Girl Activator
Richmond, VA
TOPICS
Diversity
Gender
Leadership
Race
Youth
Angela Patton is a champion for who she calls “at-promise” (as opposed to “at-risk”) girls and a serial innovator. She founded Camp Diva in Richmond, Va., in 2004, to honor Diva Mstadi Smith-Roane, a five-year-old who died in a firearm accident earlier that year. That summer, Angela planned a two-week experience that gave Diva’s mother an opportunity to share her motherly love with girls in need of a support system. The program grew and went national in October 2013, when Camp Diva merged with California-based Girls for a Change, a nonprofit through which 100 girls’ groups throughout the nation work together to envision and execute lasting change in their neighborhoods, cities, or schools.
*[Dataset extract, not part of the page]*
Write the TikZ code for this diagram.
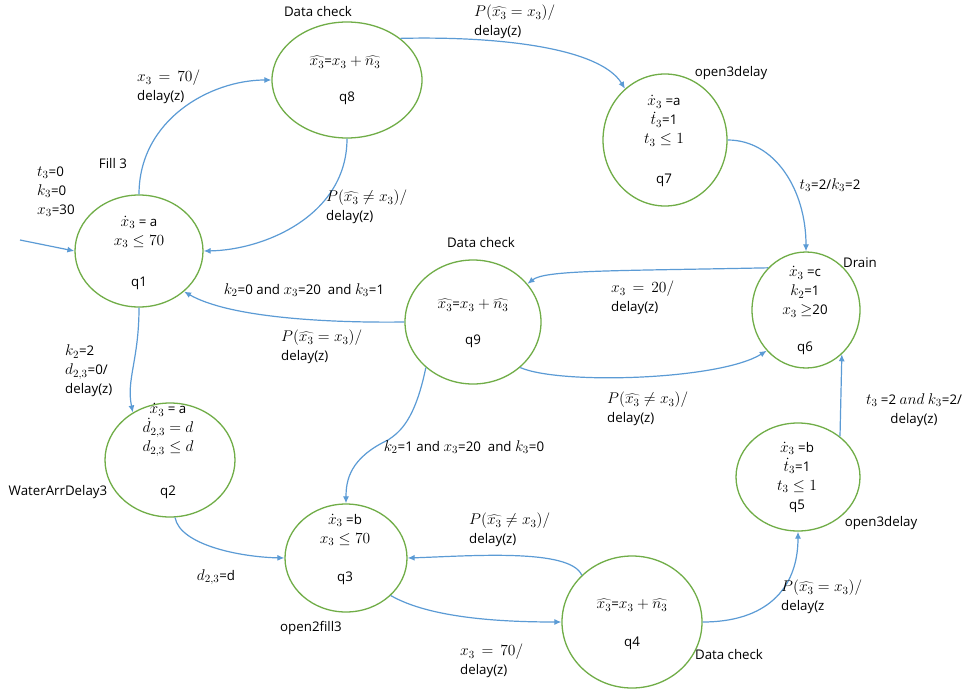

Patton is the CEO of the merged organization.
Angela’s TED talk describing a father-daughter dance for incarcerated dads and their “at-promise” girls has been viewed nearly 700,000 times. Following its release, Angela’s work was featured on ABC World News, Inside Edition, and NPR, and she has been in demand from corporations, at conferences on girls, as well as colleges and universities throughout the country.
Girls already know what they need. The wisdom lives inside of them.
People may think it’s crazy to have a daddy-daughter dance in a jail. But it builds respect. You wouldn’t believe what it does for these men’s confidence to dress them up. So this dance can have a ripple effect.